Web2.0が提唱され、ロングテールという言葉を聞くようになって久しいが、Googleではロングテールを「頭(メジャー部分)と尻尾(マイナー部分)は、オンライン上ならコストは同じ。伝統的なモデルとして、メジャー部分に集約すると、スライドの赤線のようなグラフを描く。新しいモデルとして、胴体(torso)の部分は、ヒットを繰り返すことで再浮上できる。」と捉えているとした。ちなみに、胴体の部分は「高級ブランド」のコンテンツで、次の右のスライドにあるような企業がそれにあたる。
また、ちょっとした面白ビデオでページビューを稼ぐコンテンツもある。「A different place」は、蹴ったサッカーボールがゴールの角にあたって、ちょうどゴールキーパーの頭にぶつかるというコンテンツで950万視聴、「Where The H--l Is Matt」は、マットという男性が世界各地(海の中に潜ってまで)で同じダンスを踊っているふざけたコンテンツが700万視聴あったという。これらは、言語や文化を超えて訴えかけてくるものがある。まさにグローバルなコンテンツといえる。

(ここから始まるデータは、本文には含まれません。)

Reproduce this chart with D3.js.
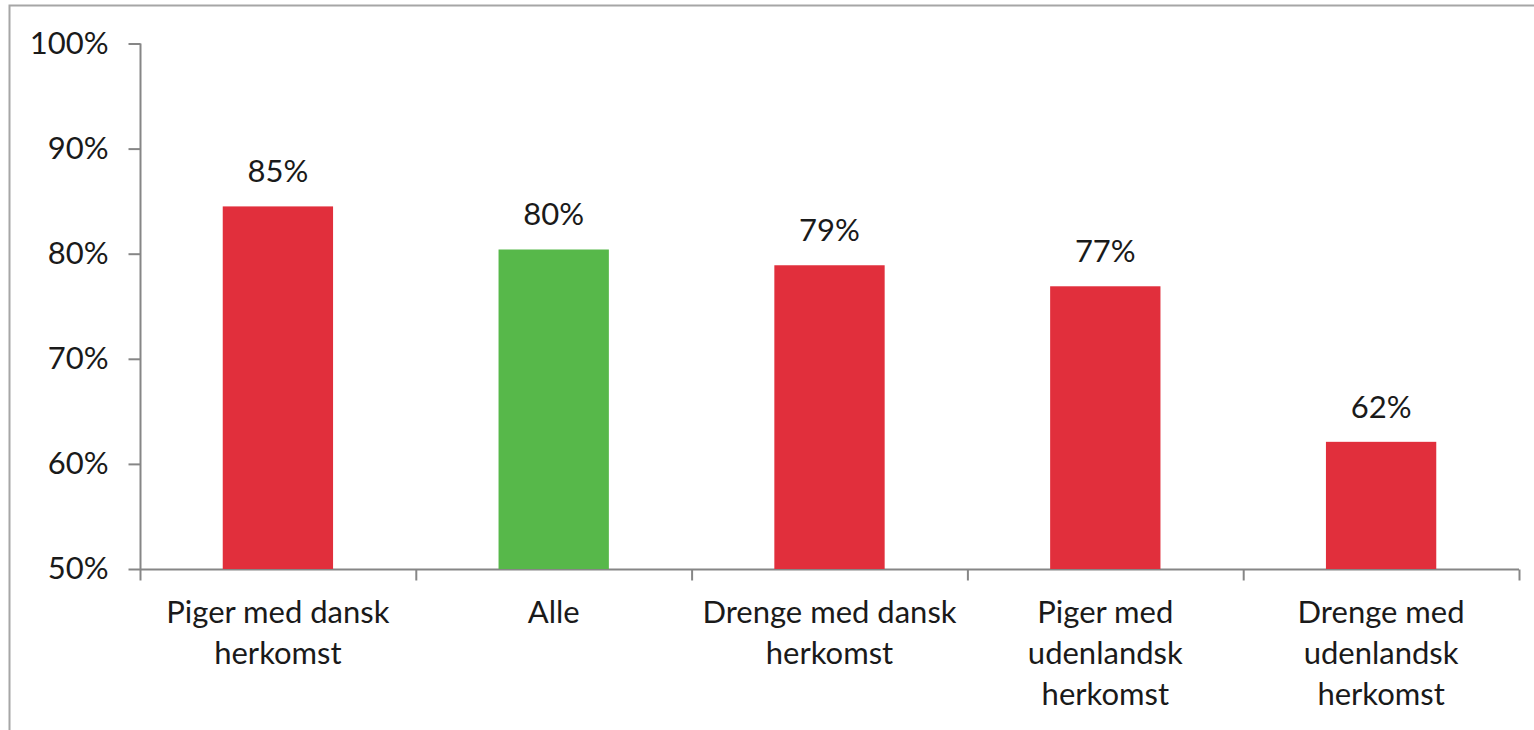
<!DOCTYPE html>
<html lang="da">
<head>
<meta charset="UTF-8">
<script src="https://d3js.org/d3.v7.min.js"></script>
<style>
  body { margin: 0; background: #fff; }
  svg text { font-family: Lato, "Open Sans", sans-serif; fill: #1a1a1a; }
</style>
</head>
<body>
<svg id="svg" width="1534" height="730"></svg>
<script>
// data
var categories = [
  ["Piger med dansk", "herkomst"],
  ["Alle"],
  ["Drenge med dansk", "herkomst"],
  ["Piger med", "udenlandsk", "herkomst"],
  ["Drenge med", "udenlandsk", "herkomst"]
];
var values = [84.5, 80.4, 78.9, 76.9, 62.1];
var valueLabels = ["85%", "80%", "79%", "77%", "62%"];
var barColors = ["#e12f3c", "#57b84a", "#e12f3c", "#e12f3c", "#e12f3c"];
var yTicks = [50, 60, 70, 80, 90, 100];

var fontSize = 31;
var svg = d3.select("#svg");

// outer frame (runs off the right and bottom)
svg.append("rect")
  .attr("x", 9.5).attr("y", 5.5)
  .attr("width", 1540).attr("height", 760)
  .attr("fill", "none")
  .attr("stroke", "#a6a6a6")
  .attr("stroke-width", 2);

var x = d3.scaleBand()
  .domain(d3.range(categories.length))
  .range([140, 1519])
  .paddingInner(0.6)
  .paddingOuter(0.3);

var xEdges = d3.scaleLinear().domain([0, categories.length]).range([140, 1519]);

var y = d3.scaleLinear().domain([50, 100]).range([569, 43.5]);

// y axis
var yAxis = svg.append("g")
  .attr("transform", "translate(140.5,0)")
  .call(d3.axisLeft(y).tickValues(yTicks).tickSize(12).tickPadding(20)
    .tickFormat(d => d + "%"));
yAxis.selectAll("line, path").attr("stroke", "#868686").attr("stroke-width", 2);
yAxis.select(".domain").attr("d", "M0," + y(100) + "V" + y(50));
yAxis.selectAll("text").attr("font-size", fontSize).attr("fill", "#1a1a1a")
  .style("font-family", "Lato, sans-serif");

// x axis line and category boundary ticks
var xAxis = svg.append("g").attr("transform", "translate(0," + (y(50) + 0.5) + ")");
xAxis.append("line")
  .attr("x1", xEdges(0)).attr("x2", xEdges(categories.length))
  .attr("stroke", "#868686").attr("stroke-width", 2);
xAxis.selectAll(".edge")
  .data(d3.range(categories.length + 1))
  .enter().append("line")
  .attr("class", "edge")
  .attr("x1", d => xEdges(d) + 0.5).attr("x2", d => xEdges(d) + 0.5)
  .attr("y1", 0).attr("y2", 11)
  .attr("stroke", "#868686").attr("stroke-width", 2);

// bars
svg.selectAll(".bar")
  .data(values)
  .enter().append("rect")
  .attr("class", "bar")
  .attr("x", (d, i) => x(i))
  .attr("width", x.bandwidth())
  .attr("y", d => y(d))
  .attr("height", d => y(50) - y(d))
  .attr("fill", (d, i) => barColors[i]);

// value labels
svg.selectAll(".vlabel")
  .data(values)
  .enter().append("text")
  .attr("class", "vlabel")
  .attr("x", (d, i) => x(i) + x.bandwidth() / 2)
  .attr("y", d => y(d) - 24)
  .attr("text-anchor", "middle")
  .attr("font-size", fontSize)
  .text((d, i) => valueLabels[i]);

// category labels
var cat = svg.selectAll(".clabel")
  .data(categories)
  .enter().append("text")
  .attr("class", "clabel")
  .attr("text-anchor", "middle")
  .attr("font-size", fontSize)
  .attr("transform", (d, i) => "translate(" + (x(i) + x.bandwidth() / 2) + ",623)");
cat.selectAll("tspan")
  .data(d => d)
  .enter().append("tspan")
  .attr("x", 0)
  .attr("y", (d, j) => j * 41)
  .text(d => d);
</script>
</body>
</html>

このように、YouTubeは「ユーザ同士を繋げるチューブ」であり、Googleは、新しいエコシステムとして「ユーザと広告主とコンテンツを結ぶ」役割を果たそうとしている。
最後に、同氏はGoogleの信念として、
1.著作権を侵害しない(違法コンテンツの削除は惜しまない)
2.コンテンツを検索させるかどうかはコンテンツ所有者に選ばせる
3.パートナー契約を結ぶことによって、コンテンツ所有者に利益を還元する
の3つを挙げ、利益の還元については、2006年度第4四半期にパートナー企業に広告収入から10億ドル支払い、サービス開始時からの累計は71億7千万ドルに上るということを強調し、一人勝ちするのではなく、あくまで利益を循環させて業界全体を盛り上げるポジションであることを強調していた。